The Brancatelli File
APPLE MAKES
AIRLINES LOOK GOOD
BY JOE BRANCATELLI
November 18, 1997 -- Hear ye! Hear ye! Gather 'round and watch the Great and Powerful Brancatelli--Pay no attention to the man behind the glasses!--prostrate himself before the gods of contrition and issue a heartfelt apology to the nation's airlines.
For all the years that I have called the airlines the most rapacious companies in America, I apologize. For all the decades that I have suggested that the airlines offer the worst customer service in the nation, I am sorry. And for all the times that I trained young journalists by telling them that they would never go wrong by assuming that the airlines would always do the dumb thing, I pledge to mend the error of my ways.
The airlines are not the nation's worst purveyors of customer service. They are not the country's poster child for how to alienate frequent buyers. And they are not the sleaziest, lyingest, crookedest bunch of highway robbers that American consumers have ever faced.

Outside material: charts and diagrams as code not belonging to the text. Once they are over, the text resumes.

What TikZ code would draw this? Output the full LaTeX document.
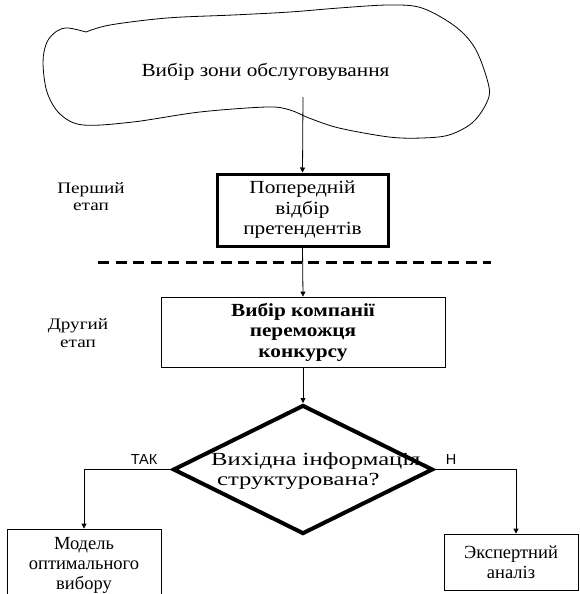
\documentclass[tikz,border=0pt]{standalone}
\usepackage{fontspec}
\setmainfont{Liberation Serif}
\newfontfamily\labsans{Liberation Sans}
\newfontfamily\fwide{Liberation Serif}[FakeStretch=1.15]
\newfontfamily\fdia{Liberation Serif}[FakeStretch=1.33]
\newfontfamily\fstage{Liberation Serif}[FakeStretch=1.2]
\usetikzlibrary{shapes.geometric,arrows.meta}
\tikzset{
  txt/.style={font=\fwide\fontsize{18.5}{20.5}\selectfont, align=center, inner sep=0},
  plaintxt/.style={font=\fontsize{18.5}{20}\selectfont, align=center, inner sep=0},
  stagelab/.style={font=\fstage\fontsize{16}{17.5}\selectfont, align=center, inner sep=0},
  anslab/.style={font=\labsans\fontsize{14.5}{16}\selectfont, inner sep=0},
  flow/.style={draw, line width=0.8pt, -{Triangle[length=5pt,width=5pt]}},
  thinbox/.style={draw, line width=0.8pt, inner sep=0},
  thickbox/.style={draw, line width=3pt, inner sep=0},
}
\begin{document}
\begin{tikzpicture}[x=1pt,y=-1pt]
\useasboundingbox (0,0) rectangle (579,594);
% cloud
\draw[line width=0.8pt] plot[smooth, tension=0.55] coordinates {
  (86,32) (110,25) (167,18) (233,15) (290,12) (339,8) (389,5) (422,8) (456,27)
  (476,50) (489,87) (486,104) (472,123) (449,135) (422,138) (389,137) (339,128)
  (309,118) (290,110) (267,107) (200,112) (133,122) (83,125) (60,114) (47,92)
  (43,62) (47,42) (57,31) (68,28) (86,32)};
\node[txt] (zone) at (265.5,72) {Вибір зони обслуговування};
\coordinate (zs) at (303,97);
% first stage
\node[thickbox, minimum width=171, minimum height=72, txt] (pre) at (302.5,210)
  {Попередній\\відбір\\претендентів};
\node[stagelab] (st1) at (91,196.5) {Перший\\етап};
\draw[line width=3pt, dash pattern=on 11pt off 6.5pt] (98,262) -- (491,262);
% second stage
\node[thinbox, minimum width=284, minimum height=70, txt,
  font=\fwide\fontsize{18.5}{20.5}\selectfont\bfseries] (win) at (303,332)
  {Вибір компанії\\переможця\\конкурсу};
\node[stagelab] (st2) at (78,333) {Другий\\етап};
% decision
\node[diamond, draw, line width=4pt, minimum width=260, minimum height=129, inner sep=0] (dec) at (303,469.5) {};
\node[font=\fdia\fontsize{18.5}{20}\selectfont, align=left, inner sep=0, anchor=west] (dect) at (211,471)
  {Вихідна інформація\\\hspace*{6pt}структурована?};
% outcomes
\node[thinbox, minimum width=154, minimum height=72, plaintxt] (model) at (84,565)
  {Модель\\оптимального\\вибору};
\node[thinbox, minimum width=134, minimum height=56, plaintxt] (exp) at (511,562)
  {Экспертний\\аналіз};
\node[anslab] (yes) at (144,460) {ТАК};
\node[anslab] (no) at (451,460) {Н};
% connectors
\draw[flow] (zs) -- (pre.north);
\draw[flow] (pre.south) -- (win.north);
\draw[flow] (win.south) -- (dec.north);
\draw[flow] (dec.west) -| (model.north);
\draw[flow] (dec.east) -| ([xshift=5pt]exp.north);
\end{tikzpicture}
\end{document}
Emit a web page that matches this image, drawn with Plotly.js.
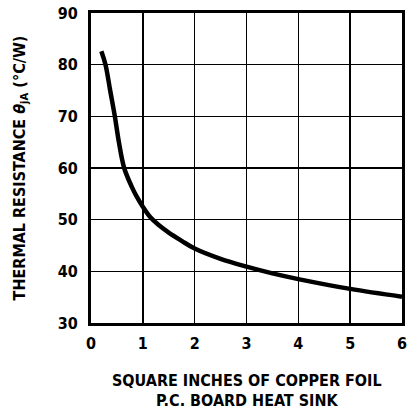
<!DOCTYPE html>
<html>
<head>
<meta charset="utf-8">
<script src="https://cdn.plot.ly/plotly-3.0.1.min.js"></script>
<style>html,body{margin:0;padding:0;background:#fff;}#chart{width:407px;height:410px;}</style>
</head>
<body>
<div id="chart"></div>
<script>
var copperArea = [0.20, 0.28, 0.37, 0.46, 0.54, 0.64, 0.785, 0.88, 1.0, 1.15, 1.3, 1.5, 1.75, 2.0, 2.5, 3.0, 3.5, 4.0, 5.0, 6.0];
var thermalRes = [82.6, 80.0, 75.0, 70.0, 64.9, 60.0, 56.4, 54.5, 52.5, 50.4, 49.0, 47.5, 45.9, 44.4, 42.4, 40.9, 39.6, 38.5, 36.6, 35.1];
var xTicks = [0, 1, 2, 3, 4, 5, 6];
var yTicks = [30, 40, 50, 60, 70, 80, 90];
var yTitle = 'THERMAL RESISTANCE <i>θ</i><sub>jA</sub> (°C/W)';
var xTitle1 = 'SQUARE INCHES OF COPPER FOIL';
var xTitle2 = 'P.C. BOARD HEAT SINK';

var font = 'DejaVu Sans Condensed, Liberation Sans Narrow, sans-serif';

var trace = {
  x: copperArea, y: thermalRes, mode: 'lines', type: 'scatter',
  line: {color: '#000', width: 4.5, shape: 'spline', smoothing: 1.0},
  hoverinfo: 'none'
};

var layout = {
  width: 407, height: 410,
  margin: {l: 91, r: 5, t: 13, b: 87},
  paper_bgcolor: '#fff', plot_bgcolor: '#fff',
  showlegend: false,
  font: {family: font, color: '#000', size: 16, weight: 'bold'},
  xaxis: {
    range: [0, 6], tickvals: xTicks, ticktext: xTicks.map(String),
    showgrid: true, gridcolor: '#000', gridwidth: 1.5, zeroline: false,
    showline: true, linecolor: '#000', linewidth: 3, mirror: true,
    ticks: '', ticklabelstandoff: 4, ticklabeloverflow: 'allow',
    tickfont: {family: font, size: 16, color: '#000', weight: 'bold'}
  },
  yaxis: {
    range: [30, 90], tickvals: yTicks, ticktext: yTicks.map(String),
    showgrid: true, gridcolor: '#000', gridwidth: 1.5, zeroline: false,
    showline: true, linecolor: '#000', linewidth: 3, mirror: true,
    ticks: '', ticklabelstandoff: 7, ticklabeloverflow: 'allow',
    tickfont: {family: font, size: 16, color: '#000', weight: 'bold'},
    title: {text: yTitle, standoff: 29, font: {family: font, size: 16, color: '#000', weight: 'bold'}}
  },
  annotations: [
    {text: xTitle1, xref: 'paper', yref: 'paper', x: 0.5, y: -0.184, showarrow: false,
     font: {family: font, size: 16, color: '#000', weight: 'bold'}, xanchor: 'center', yanchor: 'middle'},
    {text: xTitle2, xref: 'paper', yref: 'paper', x: 0.5, y: -0.25, showarrow: false,
     font: {family: font, size: 16, color: '#000', weight: 'bold'}, xanchor: 'center', yanchor: 'middle'}
  ]
};

Plotly.newPlot('chart', [trace], layout, {staticPlot: true, displayModeBar: false});
</script>
</body>
</html>
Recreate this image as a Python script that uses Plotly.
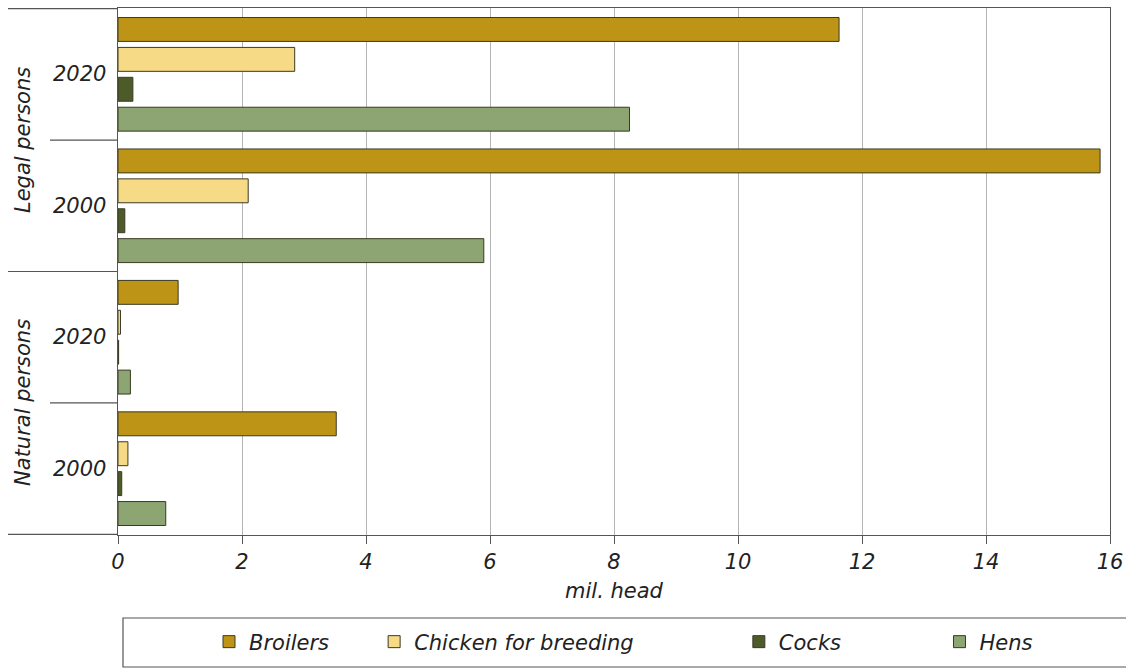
import plotly.graph_objects as go

categories = ["Legal 2020", "Legal 2000", "Natural 2020", "Natural 2000"]
year_labels = ["2020", "2000", "2020", "2000"]
group_labels = ["Legal persons", "Natural persons"]
series_names = ["Broilers", "Chicken for breeding", "Cocks", "Hens"]
broilers = [11.63, 15.84, 0.97, 3.52]
chicken = [2.85, 2.10, 0.04, 0.16]
cocks = [0.24, 0.11, 0.01, 0.06]
hens = [8.25, 5.90, 0.20, 0.77]
x_ticks = [0, 2, 4, 6, 8, 10, 12, 14, 16]

colors = ["#BE9416", "#F6DA86", "#4D5A2A", "#8CA572"]
values = [broilers, chicken, cocks, hens]
# spacing after each legend entry (non-breaking spaces), mimicking the spread-out legend
legend_pad = [6, 15, 14, 0]

FONT = "DejaVu Sans, sans-serif"
FS = 21
TXT = "#222222"

OX, OY = 0, 0
PL, PR, PT, PB = 118, 1110, 8, 535   # plot area on screen
W = PR - PL
H = PB - PT
FIG_W = 1126
FIG_H = 668


def px(xs):
    return (xs - PL) / W


def py(ys):
    return (PB - ys) / H


fig = go.Figure()
for name, vals, col, pad in zip(series_names, values, colors, legend_pad):
    fig.add_trace(go.Bar(
        y=categories, x=vals, name="<i>" + name + "</i>" + "&nbsp;" * pad, orientation="h",
        marker=dict(color=col, line=dict(color="#3a3a22", width=1)),
    ))

shapes = []
for ypos, xstart in [(-0.5, 8), (0.5, 50), (1.5, 8), (2.5, 50), (3.5, 8)]:
    shapes.append(dict(type="line", xref="paper", yref="y", x0=px(xstart), x1=0,
                       y0=ypos, y1=ypos, line=dict(color="#555555", width=1.2)))
# legend frame
shapes.append(dict(type="rect", xref="paper", yref="paper",
                   x0=px(123), x1=px(1140), y0=py(618), y1=py(667),
                   line=dict(color="#555555", width=1.2)))

annotations = []
for cat, yl in zip(categories, year_labels):
    annotations.append(dict(xref="paper", yref="y", x=px(108), y=cat, text="<i>" + yl + "</i>",
                            xanchor="right", yanchor="middle", showarrow=False,
                            font=dict(family=FONT, size=FS, color=TXT)))
for ypos, gl in zip([0.5, 2.5], group_labels):
    annotations.append(dict(xref="paper", yref="y", x=px(23), y=ypos, text="<i>" + gl + "</i>",
                            xanchor="center", yanchor="middle", showarrow=False, textangle=-90,
                            font=dict(family=FONT, size=FS, color=TXT)))

fig.update_layout(
    width=FIG_W, height=FIG_H,
    margin=dict(l=PL - OX, r=FIG_W - (PR - OX), t=PT - OY, b=FIG_H - (PB - OY), autoexpand=False),
    paper_bgcolor="white", plot_bgcolor="white",
    barmode="group", bargap=0.09, bargroupgap=0.2,
    font=dict(family=FONT, size=FS, color=TXT),
    showlegend=True,
    legend=dict(orientation="h", x=px(209), xanchor="left", y=py(642),
                yanchor="middle", font=dict(family=FONT, size=FS, color=TXT),
                itemwidth=30, bgcolor="rgba(0,0,0,0)"),
    shapes=shapes, annotations=annotations,
    xaxis=dict(range=[0, 16], tickvals=x_ticks, ticktext=["<i>%d</i>" % t for t in x_ticks],
               showgrid=True, gridcolor="#b5b5b5", gridwidth=1,
               showline=True, linecolor="#555555", linewidth=1.2, mirror=True,
               ticks="outside", ticklen=8, tickcolor="#555555", zeroline=False,
               ticklabeloverflow="allow",
               tickfont=dict(family=FONT, size=FS, color=TXT),
               title=dict(text="<i>mil. head</i>", standoff=10,
                          font=dict(family=FONT, size=FS, color=TXT))),
    yaxis=dict(categoryorder="array", categoryarray=categories, autorange="reversed",
               showticklabels=False, showgrid=False, ticks="",
               showline=True, linecolor="#555555", linewidth=1.2, mirror=True),
)

fig.write_html("out.html", config={"displayModeBar": False},
               post_script="document.body.style.margin='0';document.body.style.overflow='hidden';")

May my hair fall out (too late) and my waist grow wide (well, too late there, too, but you get the idea) if I ever criticize the airlines in such broad and categorical terms so long as the managers who currently run Apple computer stride this planet.
Fellow flyers and computer users, allow me to introduce you to Apple, a company so devoid of ethics that they have stooped to measures even the nation's airlines would never consider.

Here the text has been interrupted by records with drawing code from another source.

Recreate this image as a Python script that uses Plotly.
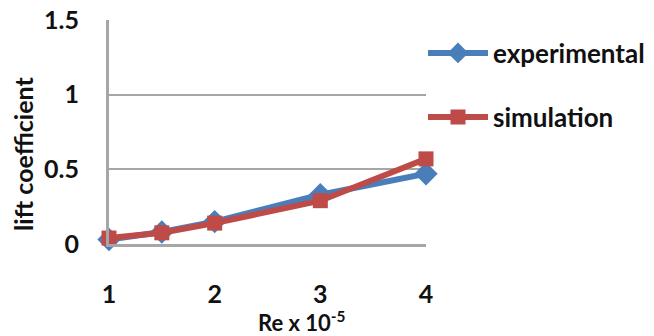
import plotly.graph_objects as go

# Reynolds number (x 1e-5) and lift coefficients
re_values = [1, 1.5, 2, 3, 4]
experimental = [0.03, 0.08, 0.15, 0.33, 0.47]
simulation = [0.04, 0.075, 0.14, 0.29, 0.57]

x_ticks = [1, 2, 3, 4]
y_ticks = [0, 0.5, 1, 1.5]
y_tick_text = ["0", "0.5", "1", "1.5"]

BLUE = "#4A7EBB"
RED = "#BE4B48"
GRID = "#A6A6A6"
FONT = dict(family="Lato", size=25, color="#111111", weight="bold")
LEGEND_FONT = dict(family="Lato", size=26, color="#111111", weight="bold")
TITLE_FONT = dict(family="Lato", size=25, color="#111111", weight="bold")

# figure and plot-area geometry in pixels
W, H = 654, 336
L, R, T, B = 109, 228, 20, 92
pw, ph = W - L - R, H - T - B


def px_x(x):
    return (x - L) / pw


def px_y(y):
    return (H - B - y) / ph


fig = go.Figure()
fig.add_trace(go.Scatter(
    x=re_values, y=experimental, name="experimental", mode="lines+markers",
    line=dict(color=BLUE, width=6), marker=dict(symbol="diamond", size=18, color=BLUE),
    cliponaxis=False, legend="legend", showlegend=True,
))
fig.add_trace(go.Scatter(
    x=re_values, y=simulation, name="simulation", mode="lines+markers",
    line=dict(color=RED, width=6), marker=dict(symbol="square", size=15, color=RED),
    cliponaxis=False, legend="legend2", showlegend=True,
))

legend_common = dict(xref="container", yref="container", xanchor="left", yanchor="middle",
                     font=LEGEND_FONT, itemwidth=60, bgcolor="rgba(0,0,0,0)", borderwidth=0)

fig.update_layout(
    width=W, height=H,
    margin=dict(l=L, r=R, t=T, b=B, autoexpand=False),
    paper_bgcolor="white", plot_bgcolor="white",
    font=FONT,
    showlegend=True,
    legend=dict(legend_common, x=423 / W, y=1 - 53 / H),
    legend2=dict(legend_common, x=423 / W, y=1 - 117 / H),
    xaxis=dict(range=[1, 4], tickvals=x_ticks, showgrid=False, zeroline=False,
               showline=True, linecolor=GRID, linewidth=3, ticks="",
               ticklabelstandoff=26, tickfont=FONT),
    yaxis=dict(range=[0, 1.5], tickvals=y_ticks, ticktext=y_tick_text,
               showgrid=True, gridcolor=GRID, gridwidth=2, zeroline=False,
               showline=True, linecolor=GRID, linewidth=3, ticks="",
               ticklabelstandoff=22, tickfont=FONT),
    annotations=[
        dict(text="Re x 10<sup>-5</sup>", xref="paper", yref="paper",
             x=px_x(302), y=px_y(321), xanchor="center", yanchor="middle",
             showarrow=False, font=dict(TITLE_FONT, size=22)),
        dict(text="lift coefficient", textangle=-90, xref="paper", yref="paper",
             x=px_x(23), y=px_y(154), xanchor="center", yanchor="middle",
             showarrow=False, font=TITLE_FONT),
    ],
)

fig.write_html("out.html")
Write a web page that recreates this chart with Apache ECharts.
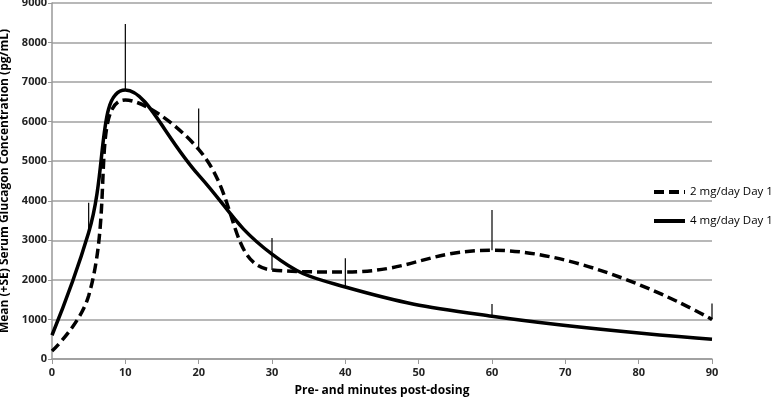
<!DOCTYPE html>
<html>
<head>
<meta charset="utf-8">
<script src="https://cdn.jsdelivr.net/npm/echarts@6/dist/echarts.min.js"></script>
<style>html,body{margin:0;padding:0;background:#fff}#c{width:778px;height:402px}</style>
</head>
<body>
<div id="c"></div>
<script>
var times = [0, 5, 10, 20, 30, 40, 60, 90];
var dose2Mean = [200, 1600, 6550, 5300, 2250, 2200, 2750, 1000];
var dose2Upper = [null, null, null, 6330, 3060, null, 3770, 1400];
var dose4Mean = [600, 3200, 6800, 4650, 2650, 1820, 1080, 500];
var dose4Upper = [null, 3950, 8470, null, null, 2550, 1390, null];
var xTicks = [0, 10, 20, 30, 40, 50, 60, 70, 80, 90];
var yTicks = [0, 1000, 2000, 3000, 4000, 5000, 6000, 7000, 8000, 9000];
var seriesNames = ['2 mg/day Day 1', '4 mg/day Day 1'];

var font = 'Open Sans';
function pairs(ys) { return times.map(function (t, i) { return [t, ys[i]]; }); }
function errData(means, uppers) {
  var out = [];
  times.forEach(function (t, i) { if (uppers[i] != null) out.push([t, means[i], uppers[i]]); });
  return out;
}
function errSeries(data) {
  return {
    type: 'custom', silent: true, z: 1,
    renderItem: function (params, api) {
      var a = api.coord([api.value(0), api.value(1)]);
      var b = api.coord([api.value(0), api.value(2)]);
      return { type: 'line', shape: { x1: a[0], y1: a[1], x2: b[0], y2: b[1] }, style: { stroke: '#000', lineWidth: 1.2 } };
    },
    data: data
  };
}
var chart = echarts.init(document.getElementById('c'));
chart.setOption({
  animation: false,
  grid: { left: 52, right: 66, top: 3, bottom: 43, containLabel: false, outerBoundsMode: 'none' },
  legend: {
    orient: 'vertical', left: 652, top: 186, padding: 0, itemWidth: 31, itemHeight: 12, itemGap: 17,
    data: seriesNames,
    itemStyle: { opacity: 0 },
    lineStyle: { width: 4 },
    textStyle: { fontFamily: font, fontSize: 11.5, color: '#000' }
  },
  xAxis: {
    type: 'value', min: xTicks[0], max: xTicks[xTicks.length - 1], interval: 10,
    name: 'Pre- and minutes post-dosing', nameLocation: 'middle', nameGap: 26,
    nameTextStyle: { fontFamily: font, fontWeight: 'bold', fontSize: 12, color: '#000' },
    axisLine: { lineStyle: { color: '#999', width: 1.5 } },
    axisTick: { show: true, length: 5, lineStyle: { color: '#999' } },
    axisLabel: { fontFamily: font, fontWeight: 'bold', fontSize: 11, color: '#222', margin: 8 },
    splitLine: { show: false }
  },
  yAxis: {
    type: 'value', min: yTicks[0], max: yTicks[yTicks.length - 1], interval: 1000,
    name: 'Mean (+SE) Serum Glucagon Concentration (pg/mL)', nameLocation: 'middle', nameGap: 35,
    nameTextStyle: { fontFamily: font, fontWeight: 'bold', fontSize: 12, color: '#000' },
    axisLine: { show: true, lineStyle: { color: '#999', width: 1.5 } },
    axisTick: { show: true, length: 4, lineStyle: { color: '#999' } },
    axisLabel: { fontFamily: font, fontWeight: 'bold', fontSize: 11, color: '#222', margin: 5,
      formatter: function (v) { return String(v); } },
    splitLine: { lineStyle: { color: '#a0a0a0', width: 1.5 } }
  },
  series: [
    { name: seriesNames[0], type: 'line', smooth: 0.45, symbol: 'none', z: 3,
      lineStyle: { color: '#000', width: 3.5, type: [10, 5] }, itemStyle: { color: '#000' },
      data: pairs(dose2Mean) },
    { name: seriesNames[1], type: 'line', smooth: 0.45, symbol: 'none', z: 3,
      lineStyle: { color: '#000', width: 3.5 }, itemStyle: { color: '#000' },
      data: pairs(dose4Mean) },
    errSeries(errData(dose2Mean, dose2Upper)),
    errSeries(errData(dose4Mean, dose4Upper))
  ]
});
</script>
</body>
</html>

Apple has taken away something some of its customers already purchased. It hasn't just raised prices or imposed new charges or slashed the quality of its service. No, no, that's minor league. That's just airline stuff. Apple did the airline business one better: It actually revoked a service some customers have already purchased!
Here's what you may have missed while you were trying to make your own PowerBook function in the Windows World. In a sweeping change of customer service programs imposed shortly after Steve Jobs returned to the helm of the listing Apple ship of state, Apple began hacking away at its once-exemplary customer relations. A whole new series of fees and charges began to appear for items that were once free of charge.

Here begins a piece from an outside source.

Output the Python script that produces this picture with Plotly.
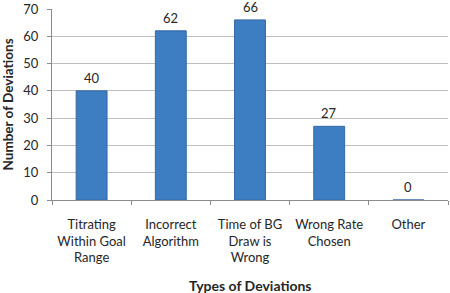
import plotly.graph_objects as go

categories = ["Titrating<br>Within Goal<br>Range", "Incorrect<br>Algorithm", "Time of BG<br>Draw is<br>Wrong", "Wrong Rate<br>Chosen", "Other"]
values = [40, 62, 66, 27, 0]
y_ticks = [0, 10, 20, 30, 40, 50, 60, 70]

font_family = "Lato, Open Sans, Liberation Sans, Arial"
text_color = "#262626"

fig = go.Figure(go.Bar(
    x=categories, y=values,
    marker=dict(color="#3D7DC1", line=dict(color="#3468A6", width=1)),
    width=0.39,
))

annotations = [
    dict(x=c, y=v, xref="x", yref="y", text=str(v), showarrow=False,
         yshift=13, yanchor="middle", font=dict(size=13, color=text_color, family=font_family))
    for c, v in zip(categories, values)
]
annotations.append(dict(x=0.5, y=0, xref="paper", yref="paper", text="<b>Types of Deviations</b>",
                        showarrow=False, yshift=-85, yanchor="middle",
                        font=dict(size=14, color=text_color, family=font_family)))
annotations.append(dict(x=0, y=0.5, xref="paper", yref="paper", text="<b>Number of Deviations</b>",
                        showarrow=False, xshift=-45, xanchor="center", yanchor="middle", textangle=-90,
                        font=dict(size=13.5, color=text_color, family=font_family)))

fig.update_layout(
    width=450, height=293,
    margin=dict(l=52, r=2, t=9, b=93),
    paper_bgcolor="white", plot_bgcolor="white",
    showlegend=False,
    font=dict(family=font_family, size=13, color=text_color),
    annotations=annotations,
)
fig.update_xaxes(
    type="category", tickson="boundaries", ticks="outside", ticklen=4,
    tickcolor="#8C8C8C", showline=True, linecolor="#8C8C8C", linewidth=1,
    tickfont=dict(size=13, family=font_family, color=text_color),
    ticklabelstandoff=12, automargin=False,
)
fig.update_yaxes(
    range=[0, 70], tickvals=y_ticks, ticks="outside", ticklen=4, tickcolor="#8C8C8C",
    showline=True, linecolor="#8C8C8C", linewidth=1,
    showgrid=True, gridcolor="#BFBFBF", gridwidth=1, zeroline=False,
    tickfont=dict(size=13, family=font_family, color=text_color),
    ticklabelstandoff=6, automargin=False,
)

fig.write_html("out.html", config={"displayModeBar": False},
               post_script="document.body.style.margin='0';document.body.style.overflow='hidden';")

But one category of Apple customer, computer users who purchased Performa machines, purchased their Macintosh with the explicit written assurance of free, live, lifetime technical support. Or, to quote the "user assistance" portion of the Apple Resource Guide from one Performa: "Apple Assurance includes 'up-and-running' support for as long as you own your Apple...Trained staff members are ready to help you..."
Pretty clear and straight-forward, don't you think? For as long as these customers owned Performas, an Apple employee would be available by telephone to help.
But now Apple has unilaterally revoked the free, live support program for Performa owners. Without advance warning or negotiation, Performa customers who called their support line for the benefit they had already purchased were one day confronted with a demand for an additional payment of $35 per "incident."
In case this bit of computerized chicanery is too complicated for you to comprehend, let me put it in airline terms: You buy a roundtrip ticket to Dallas. You fly to Dallas and check into your hotel room. Then, in the middle of the night, there's a knock on your door. Groggily, you open the door and you see American chairman Bob Crandall with his hand out.
"If you wanna fly home you gotta pay me $35 more," says Crandall.
"But I already bought my return ticket," you say.
"Too bad," says Crandall. "We changed the rules. If you wanna fly home on that ticket you already bought, you gotta give me $35."
I am happy to say that, to my knowledge, Bob Crandall has never appeared at the hotel door of an American Airlines customer trying to extract an extra $35 for a return trip. And, to my knowledge, neither has Gordon Bethune of Continental, John Dasburg of Northwest, Leo Mullin of Delta, Gerry Gitner of TWA or any executive of any airline. Even in the airline world, where ethics are situational and customer service oxymoronic, this has never happened.
Yet Steve Jobs thinks it is perfectly fine to demand more money from Performa customers who paid Apple for their live tech support when they purchased their machine.
I don't. So I E-mailed Apple's publicity machine and asked for an explanation. I didn't get one. But I did get promised an interview with an Apple vice president. We even made an appointment to talk. Then, when he learned I was going to ask why Apple was demanding additional payments from Performa users, his secretary called and canceled the interview.
So, as I have always urged you to do when confronted by an airline policy you abhor, I am talking with my feet--and my keyboard, RAM and operating system.
After years of loyalty to Apple, I'm moving in with Bill Gates and Windows. Out go my three desktop Macs. And out goes my Duo laptop. More importantly, I've promised the hundred or so friends and journalists I've convinced to buy Macintosh over the years that I will personally shop with them and offer them moral and technical support when they switch to Windows machines.
You and I, as frequent travelers, are often at the mercy of airlines and computer companies. But we need not be prisoners. I won't deal with an airline that treats me like cattle. And I won't deal with a computer company that doesn't respect its customers.
And to all those airline executives out there: Again, my heartfelt apology. And look at the bright side: Now when you are confronted by an irate passenger whose luggage you've lost and whose seat you've oversold, you can say, "Well, we're bad, but at least we're not Apple."